**Data lines**

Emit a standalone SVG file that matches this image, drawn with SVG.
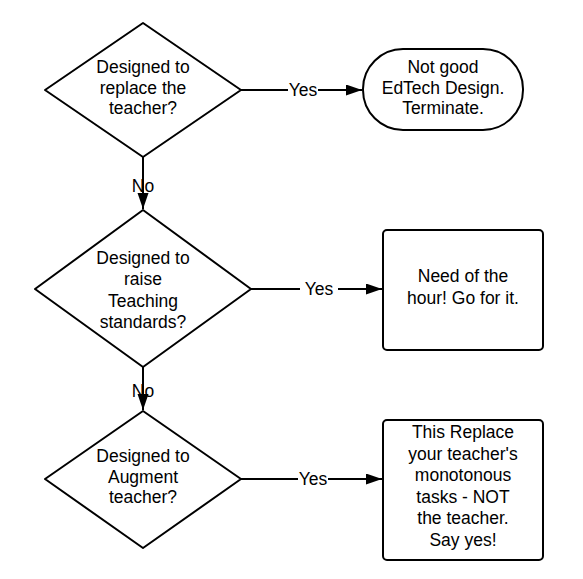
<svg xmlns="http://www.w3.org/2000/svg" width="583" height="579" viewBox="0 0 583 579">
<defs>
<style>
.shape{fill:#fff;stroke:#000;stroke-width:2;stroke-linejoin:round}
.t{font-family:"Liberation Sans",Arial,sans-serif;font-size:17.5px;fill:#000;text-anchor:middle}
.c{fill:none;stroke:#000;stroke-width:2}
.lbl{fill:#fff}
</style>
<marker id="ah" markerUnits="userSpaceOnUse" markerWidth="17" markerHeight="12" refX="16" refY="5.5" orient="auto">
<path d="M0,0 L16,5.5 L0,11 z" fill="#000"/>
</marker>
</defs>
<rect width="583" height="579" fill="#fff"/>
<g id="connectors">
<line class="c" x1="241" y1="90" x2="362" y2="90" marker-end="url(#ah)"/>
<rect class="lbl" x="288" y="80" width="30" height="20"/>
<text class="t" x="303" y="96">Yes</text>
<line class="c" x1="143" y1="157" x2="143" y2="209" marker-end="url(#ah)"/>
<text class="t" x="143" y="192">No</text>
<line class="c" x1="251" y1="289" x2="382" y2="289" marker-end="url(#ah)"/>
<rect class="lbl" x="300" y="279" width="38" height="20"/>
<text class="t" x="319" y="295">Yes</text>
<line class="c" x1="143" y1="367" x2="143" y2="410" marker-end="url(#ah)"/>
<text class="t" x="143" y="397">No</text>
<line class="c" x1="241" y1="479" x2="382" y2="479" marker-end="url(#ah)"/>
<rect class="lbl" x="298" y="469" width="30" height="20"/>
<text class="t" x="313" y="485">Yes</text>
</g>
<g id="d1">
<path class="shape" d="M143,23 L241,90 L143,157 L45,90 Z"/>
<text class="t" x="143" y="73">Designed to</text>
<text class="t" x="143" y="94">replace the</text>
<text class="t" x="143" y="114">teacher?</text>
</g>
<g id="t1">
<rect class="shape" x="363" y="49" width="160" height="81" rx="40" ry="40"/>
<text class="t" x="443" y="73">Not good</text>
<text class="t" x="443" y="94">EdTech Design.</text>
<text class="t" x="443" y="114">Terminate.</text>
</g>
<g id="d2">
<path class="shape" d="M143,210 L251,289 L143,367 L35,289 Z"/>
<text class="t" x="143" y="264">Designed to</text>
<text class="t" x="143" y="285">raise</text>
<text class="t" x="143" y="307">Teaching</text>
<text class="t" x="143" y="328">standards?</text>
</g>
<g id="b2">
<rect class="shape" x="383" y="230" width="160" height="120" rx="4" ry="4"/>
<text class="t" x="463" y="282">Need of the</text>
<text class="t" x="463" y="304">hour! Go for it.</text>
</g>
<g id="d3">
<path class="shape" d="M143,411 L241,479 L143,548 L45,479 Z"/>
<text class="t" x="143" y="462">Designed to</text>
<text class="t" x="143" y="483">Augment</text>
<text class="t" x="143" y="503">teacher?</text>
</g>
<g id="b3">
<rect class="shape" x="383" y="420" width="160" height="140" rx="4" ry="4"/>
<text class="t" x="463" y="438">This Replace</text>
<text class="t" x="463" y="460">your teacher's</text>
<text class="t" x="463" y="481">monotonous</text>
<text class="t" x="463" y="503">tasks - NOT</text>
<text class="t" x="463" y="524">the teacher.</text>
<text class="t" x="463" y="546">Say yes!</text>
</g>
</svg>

**Required work**
Reproduce each line exactly, please, except for any pictures.

**Complete response**
Emit a standalone SVG file that matches this image, drawn with SVG.
<svg xmlns="http://www.w3.org/2000/svg" width="583" height="579" viewBox="0 0 583 579">
<defs>
<style>
.shape{fill:#fff;stroke:#000;stroke-width:2;stroke-linejoin:round}
.t{font-family:"Liberation Sans",Arial,sans-serif;font-size:17.5px;fill:#000;text-anchor:middle}
.c{fill:none;stroke:#000;stroke-width:2}
.lbl{fill:#fff}
</style>
<marker id="ah" markerUnits="userSpaceOnUse" markerWidth="17" markerHeight="12" refX="16" refY="5.5" orient="auto">
<path d="M0,0 L16,5.5 L0,11 z" fill="#000"/>
</marker>
</defs>
<rect width="583" height="579" fill="#fff"/>
<g id="connectors">
<line class="c" x1="241" y1="90" x2="362" y2="90" marker-end="url(#ah)"/>
<rect class="lbl" x="288" y="80" width="30" height="20"/>
<text class="t" x="303" y="96">Yes</text>
<line class="c" x1="143" y1="157" x2="143" y2="209" marker-end="url(#ah)"/>
<text class="t" x="143" y="192">No</text>
<line class="c" x1="251" y1="289" x2="382" y2="289" marker-end="url(#ah)"/>
<rect class="lbl" x="300" y="279" width="38" height="20"/>
<text class="t" x="319" y="295">Yes</text>
<line class="c" x1="143" y1="367" x2="143" y2="410" marker-end="url(#ah)"/>
<text class="t" x="143" y="397">No</text>
<line class="c" x1="241" y1="479" x2="382" y2="479" marker-end="url(#ah)"/>
<rect class="lbl" x="298" y="469" width="30" height="20"/>
<text class="t" x="313" y="485">Yes</text>
</g>
<g id="d1">
<path class="shape" d="M143,23 L241,90 L143,157 L45,90 Z"/>
<text class="t" x="143" y="73">Designed to</text>
<text class="t" x="143" y="94">replace the</text>
<text class="t" x="143" y="114">teacher?</text>
</g>
<g id="t1">
<rect class="shape" x="363" y="49" width="160" height="81" rx="40" ry="40"/>
<text class="t" x="443" y="73">Not good</text>
<text class="t" x="443" y="94">EdTech Design.</text>
<text class="t" x="443" y="114">Terminate.</text>
</g>
<g id="d2">
<path class="shape" d="M143,210 L251,289 L143,367 L35,289 Z"/>
<text class="t" x="143" y="264">Designed to</text>
<text class="t" x="143" y="285">raise</text>
<text class="t" x="143" y="307">Teaching</text>
<text class="t" x="143" y="328">standards?</text>
</g>
<g id="b2">
<rect class="shape" x="383" y="230" width="160" height="120" rx="4" ry="4"/>
<text class="t" x="463" y="282">Need of the</text>
<text class="t" x="463" y="304">hour! Go for it.</text>
</g>
<g id="d3">
<path class="shape" d="M143,411 L241,479 L143,548 L45,479 Z"/>
<text class="t" x="143" y="462">Designed to</text>
<text class="t" x="143" y="483">Augment</text>
<text class="t" x="143" y="503">teacher?</text>
</g>
<g id="b3">
<rect class="shape" x="383" y="420" width="160" height="140" rx="4" ry="4"/>
<text class="t" x="463" y="438">This Replace</text>
<text class="t" x="463" y="460">your teacher's</text>
<text class="t" x="463" y="481">monotonous</text>
<text class="t" x="463" y="503">tasks - NOT</text>
<text class="t" x="463" y="524">the teacher.</text>
<text class="t" x="463" y="546">Say yes!</text>
</g>
</svg>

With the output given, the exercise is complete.